DIRECTIONS: Omit any picture, and return the remaining data exactly as written.

AVAILABLE DATA:
--- --- ---
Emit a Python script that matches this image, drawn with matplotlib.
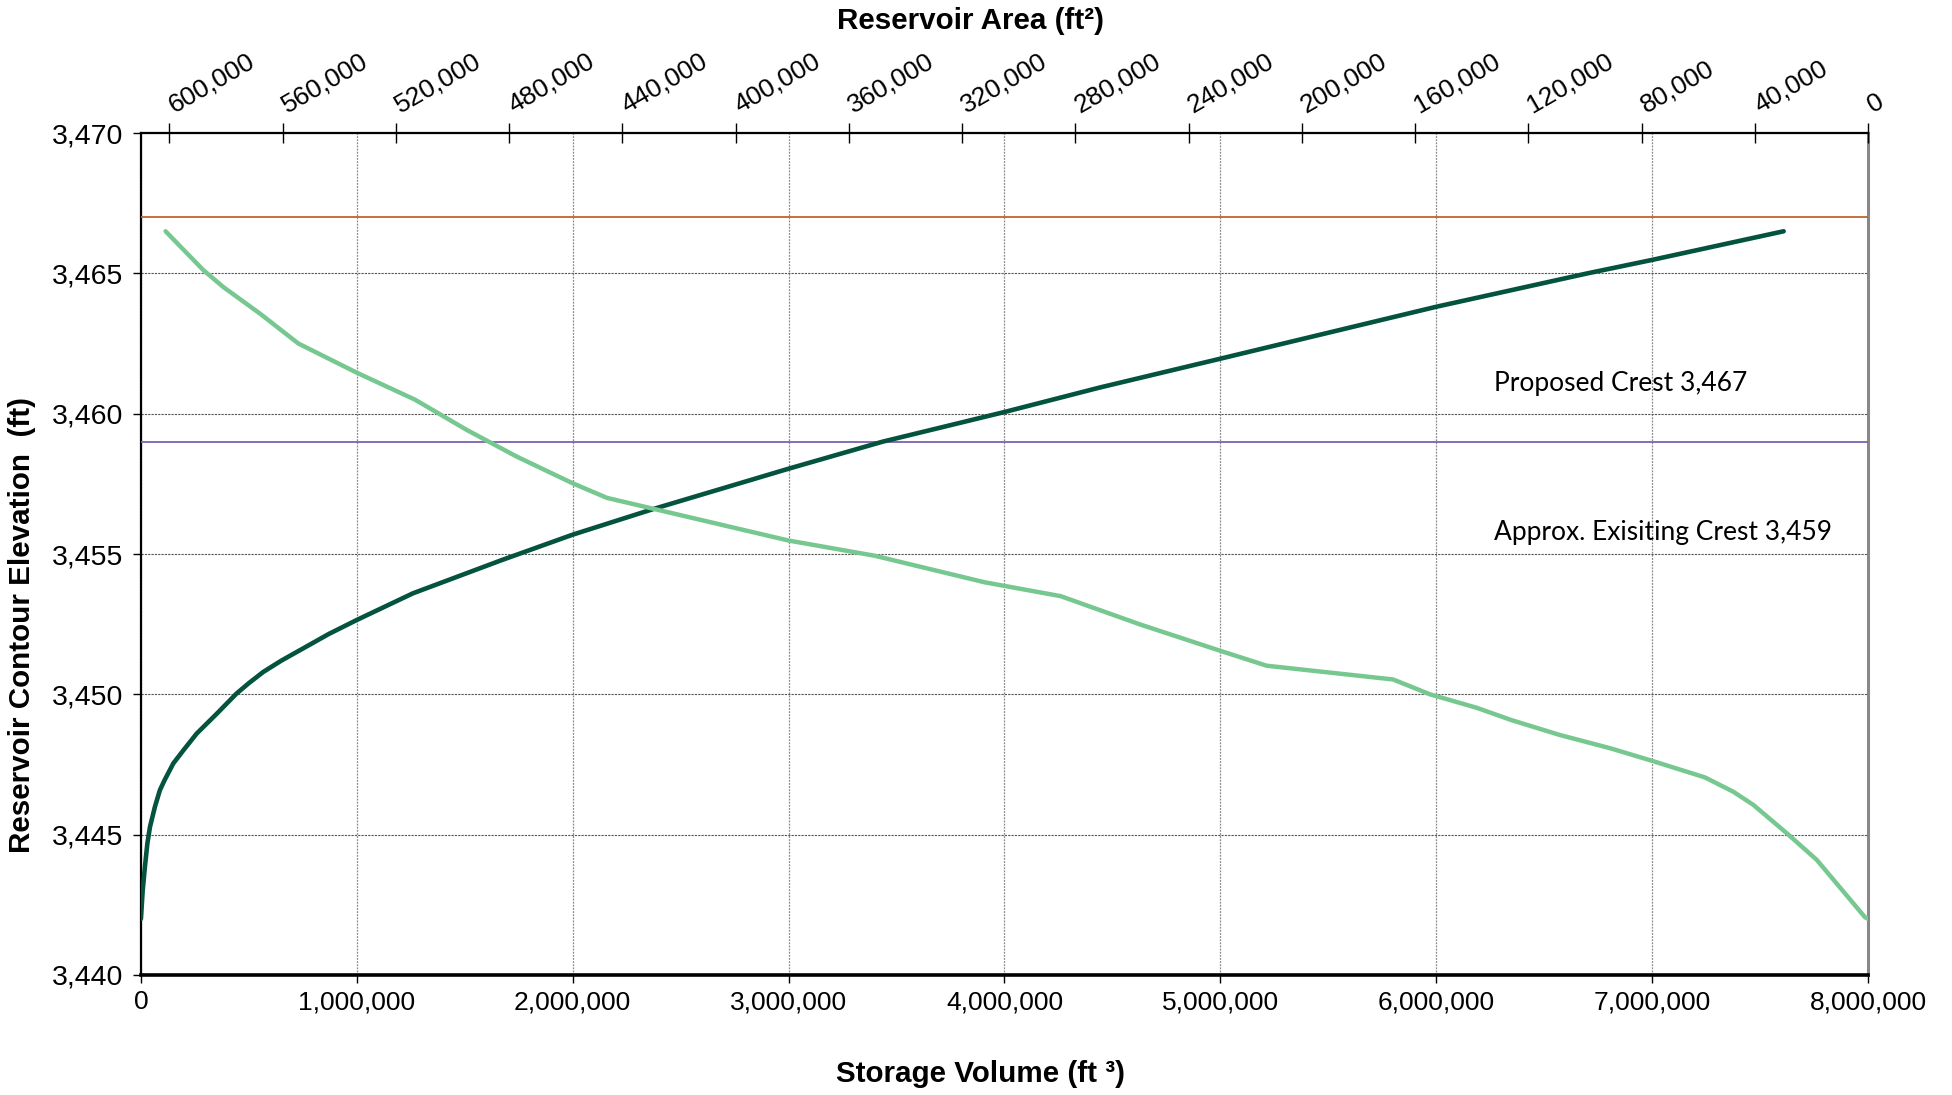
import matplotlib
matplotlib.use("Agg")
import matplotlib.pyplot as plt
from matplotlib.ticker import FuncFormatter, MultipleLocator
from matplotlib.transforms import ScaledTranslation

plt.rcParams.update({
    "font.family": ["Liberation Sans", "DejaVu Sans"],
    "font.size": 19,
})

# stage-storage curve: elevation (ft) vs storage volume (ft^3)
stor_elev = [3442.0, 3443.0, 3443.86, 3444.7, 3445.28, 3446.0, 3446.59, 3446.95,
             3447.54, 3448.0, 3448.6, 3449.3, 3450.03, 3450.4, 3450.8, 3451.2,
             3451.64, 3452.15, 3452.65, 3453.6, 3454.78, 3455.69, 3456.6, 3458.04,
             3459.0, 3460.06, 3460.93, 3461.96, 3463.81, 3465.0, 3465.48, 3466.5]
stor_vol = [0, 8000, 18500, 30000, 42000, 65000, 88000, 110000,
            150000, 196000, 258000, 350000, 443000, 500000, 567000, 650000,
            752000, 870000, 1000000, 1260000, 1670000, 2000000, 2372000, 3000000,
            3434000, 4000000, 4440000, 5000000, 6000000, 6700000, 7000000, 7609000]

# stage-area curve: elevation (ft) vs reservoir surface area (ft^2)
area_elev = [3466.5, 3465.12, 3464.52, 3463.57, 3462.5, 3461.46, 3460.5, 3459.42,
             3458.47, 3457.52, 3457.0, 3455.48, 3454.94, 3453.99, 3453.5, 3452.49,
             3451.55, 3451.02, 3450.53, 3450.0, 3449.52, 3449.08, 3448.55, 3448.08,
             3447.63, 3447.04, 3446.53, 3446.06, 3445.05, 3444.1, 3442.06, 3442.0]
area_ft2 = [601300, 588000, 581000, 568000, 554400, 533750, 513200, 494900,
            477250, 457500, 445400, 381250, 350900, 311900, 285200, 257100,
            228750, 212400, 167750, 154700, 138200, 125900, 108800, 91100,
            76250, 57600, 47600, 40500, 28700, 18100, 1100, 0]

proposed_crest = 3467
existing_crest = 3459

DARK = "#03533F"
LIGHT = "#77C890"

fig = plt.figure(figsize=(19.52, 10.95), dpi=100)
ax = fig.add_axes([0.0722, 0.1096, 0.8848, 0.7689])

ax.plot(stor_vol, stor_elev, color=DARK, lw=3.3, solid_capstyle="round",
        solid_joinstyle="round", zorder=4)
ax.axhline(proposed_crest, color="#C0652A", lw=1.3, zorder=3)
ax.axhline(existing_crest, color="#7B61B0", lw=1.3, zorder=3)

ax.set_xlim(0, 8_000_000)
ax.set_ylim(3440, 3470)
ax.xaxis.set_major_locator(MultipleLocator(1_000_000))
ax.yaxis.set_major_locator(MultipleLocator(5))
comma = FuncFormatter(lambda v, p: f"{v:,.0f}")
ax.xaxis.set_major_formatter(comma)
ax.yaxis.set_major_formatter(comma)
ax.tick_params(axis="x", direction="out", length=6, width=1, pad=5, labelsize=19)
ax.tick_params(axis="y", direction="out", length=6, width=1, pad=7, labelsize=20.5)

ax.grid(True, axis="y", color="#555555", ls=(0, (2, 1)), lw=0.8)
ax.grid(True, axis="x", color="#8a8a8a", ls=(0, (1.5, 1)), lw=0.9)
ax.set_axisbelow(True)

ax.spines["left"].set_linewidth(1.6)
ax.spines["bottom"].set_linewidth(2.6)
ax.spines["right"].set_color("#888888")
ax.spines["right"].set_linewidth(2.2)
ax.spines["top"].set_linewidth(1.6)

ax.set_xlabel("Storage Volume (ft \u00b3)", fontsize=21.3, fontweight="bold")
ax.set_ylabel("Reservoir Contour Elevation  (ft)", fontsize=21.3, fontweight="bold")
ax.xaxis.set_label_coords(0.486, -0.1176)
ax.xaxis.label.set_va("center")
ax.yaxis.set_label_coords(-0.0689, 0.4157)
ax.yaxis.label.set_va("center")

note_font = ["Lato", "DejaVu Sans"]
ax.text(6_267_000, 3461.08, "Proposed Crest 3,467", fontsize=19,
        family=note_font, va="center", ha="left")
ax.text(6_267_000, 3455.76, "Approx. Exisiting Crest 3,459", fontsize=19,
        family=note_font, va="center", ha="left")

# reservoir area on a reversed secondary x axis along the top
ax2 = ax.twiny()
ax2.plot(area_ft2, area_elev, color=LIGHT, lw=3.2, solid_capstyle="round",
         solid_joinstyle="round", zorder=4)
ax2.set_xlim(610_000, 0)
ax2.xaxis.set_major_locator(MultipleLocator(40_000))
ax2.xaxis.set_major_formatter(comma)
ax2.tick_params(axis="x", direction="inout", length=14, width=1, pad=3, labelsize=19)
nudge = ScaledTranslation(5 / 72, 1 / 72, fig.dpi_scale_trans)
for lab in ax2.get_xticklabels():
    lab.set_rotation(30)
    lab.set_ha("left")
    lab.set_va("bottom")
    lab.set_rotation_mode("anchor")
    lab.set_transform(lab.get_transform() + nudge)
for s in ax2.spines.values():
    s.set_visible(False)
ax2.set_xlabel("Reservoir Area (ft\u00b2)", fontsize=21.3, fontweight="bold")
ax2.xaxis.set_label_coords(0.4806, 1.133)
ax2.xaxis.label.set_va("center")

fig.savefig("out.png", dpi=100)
--- --- ---
TASK RESPONSE:
Emit a Python script that matches this image, drawn with matplotlib.
import matplotlib
matplotlib.use("Agg")
import matplotlib.pyplot as plt
from matplotlib.ticker import FuncFormatter, MultipleLocator
from matplotlib.transforms import ScaledTranslation

plt.rcParams.update({
    "font.family": ["Liberation Sans", "DejaVu Sans"],
    "font.size": 19,
})

# stage-storage curve: elevation (ft) vs storage volume (ft^3)
stor_elev = [3442.0, 3443.0, 3443.86, 3444.7, 3445.28, 3446.0, 3446.59, 3446.95,
             3447.54, 3448.0, 3448.6, 3449.3, 3450.03, 3450.4, 3450.8, 3451.2,
             3451.64, 3452.15, 3452.65, 3453.6, 3454.78, 3455.69, 3456.6, 3458.04,
             3459.0, 3460.06, 3460.93, 3461.96, 3463.81, 3465.0, 3465.48, 3466.5]
stor_vol = [0, 8000, 18500, 30000, 42000, 65000, 88000, 110000,
            150000, 196000, 258000, 350000, 443000, 500000, 567000, 650000,
            752000, 870000, 1000000, 1260000, 1670000, 2000000, 2372000, 3000000,
            3434000, 4000000, 4440000, 5000000, 6000000, 6700000, 7000000, 7609000]

# stage-area curve: elevation (ft) vs reservoir surface area (ft^2)
area_elev = [3466.5, 3465.12, 3464.52, 3463.57, 3462.5, 3461.46, 3460.5, 3459.42,
             3458.47, 3457.52, 3457.0, 3455.48, 3454.94, 3453.99, 3453.5, 3452.49,
             3451.55, 3451.02, 3450.53, 3450.0, 3449.52, 3449.08, 3448.55, 3448.08,
             3447.63, 3447.04, 3446.53, 3446.06, 3445.05, 3444.1, 3442.06, 3442.0]
area_ft2 = [601300, 588000, 581000, 568000, 554400, 533750, 513200, 494900,
            477250, 457500, 445400, 381250, 350900, 311900, 285200, 257100,
            228750, 212400, 167750, 154700, 138200, 125900, 108800, 91100,
            76250, 57600, 47600, 40500, 28700, 18100, 1100, 0]

proposed_crest = 3467
existing_crest = 3459

DARK = "#03533F"
LIGHT = "#77C890"

fig = plt.figure(figsize=(19.52, 10.95), dpi=100)
ax = fig.add_axes([0.0722, 0.1096, 0.8848, 0.7689])

ax.plot(stor_vol, stor_elev, color=DARK, lw=3.3, solid_capstyle="round",
        solid_joinstyle="round", zorder=4)
ax.axhline(proposed_crest, color="#C0652A", lw=1.3, zorder=3)
ax.axhline(existing_crest, color="#7B61B0", lw=1.3, zorder=3)

ax.set_xlim(0, 8_000_000)
ax.set_ylim(3440, 3470)
ax.xaxis.set_major_locator(MultipleLocator(1_000_000))
ax.yaxis.set_major_locator(MultipleLocator(5))
comma = FuncFormatter(lambda v, p: f"{v:,.0f}")
ax.xaxis.set_major_formatter(comma)
ax.yaxis.set_major_formatter(comma)
ax.tick_params(axis="x", direction="out", length=6, width=1, pad=5, labelsize=19)
ax.tick_params(axis="y", direction="out", length=6, width=1, pad=7, labelsize=20.5)

ax.grid(True, axis="y", color="#555555", ls=(0, (2, 1)), lw=0.8)
ax.grid(True, axis="x", color="#8a8a8a", ls=(0, (1.5, 1)), lw=0.9)
ax.set_axisbelow(True)

ax.spines["left"].set_linewidth(1.6)
ax.spines["bottom"].set_linewidth(2.6)
ax.spines["right"].set_color("#888888")
ax.spines["right"].set_linewidth(2.2)
ax.spines["top"].set_linewidth(1.6)

ax.set_xlabel("Storage Volume (ft \u00b3)", fontsize=21.3, fontweight="bold")
ax.set_ylabel("Reservoir Contour Elevation  (ft)", fontsize=21.3, fontweight="bold")
ax.xaxis.set_label_coords(0.486, -0.1176)
ax.xaxis.label.set_va("center")
ax.yaxis.set_label_coords(-0.0689, 0.4157)
ax.yaxis.label.set_va("center")

note_font = ["Lato", "DejaVu Sans"]
ax.text(6_267_000, 3461.08, "Proposed Crest 3,467", fontsize=19,
        family=note_font, va="center", ha="left")
ax.text(6_267_000, 3455.76, "Approx. Exisiting Crest 3,459", fontsize=19,
        family=note_font, va="center", ha="left")

# reservoir area on a reversed secondary x axis along the top
ax2 = ax.twiny()
ax2.plot(area_ft2, area_elev, color=LIGHT, lw=3.2, solid_capstyle="round",
         solid_joinstyle="round", zorder=4)
ax2.set_xlim(610_000, 0)
ax2.xaxis.set_major_locator(MultipleLocator(40_000))
ax2.xaxis.set_major_formatter(comma)
ax2.tick_params(axis="x", direction="inout", length=14, width=1, pad=3, labelsize=19)
nudge = ScaledTranslation(5 / 72, 1 / 72, fig.dpi_scale_trans)
for lab in ax2.get_xticklabels():
    lab.set_rotation(30)
    lab.set_ha("left")
    lab.set_va("bottom")
    lab.set_rotation_mode("anchor")
    lab.set_transform(lab.get_transform() + nudge)
for s in ax2.spines.values():
    s.set_visible(False)
ax2.set_xlabel("Reservoir Area (ft\u00b2)", fontsize=21.3, fontweight="bold")
ax2.xaxis.set_label_coords(0.4806, 1.133)
ax2.xaxis.label.set_va("center")

fig.savefig("out.png", dpi=100)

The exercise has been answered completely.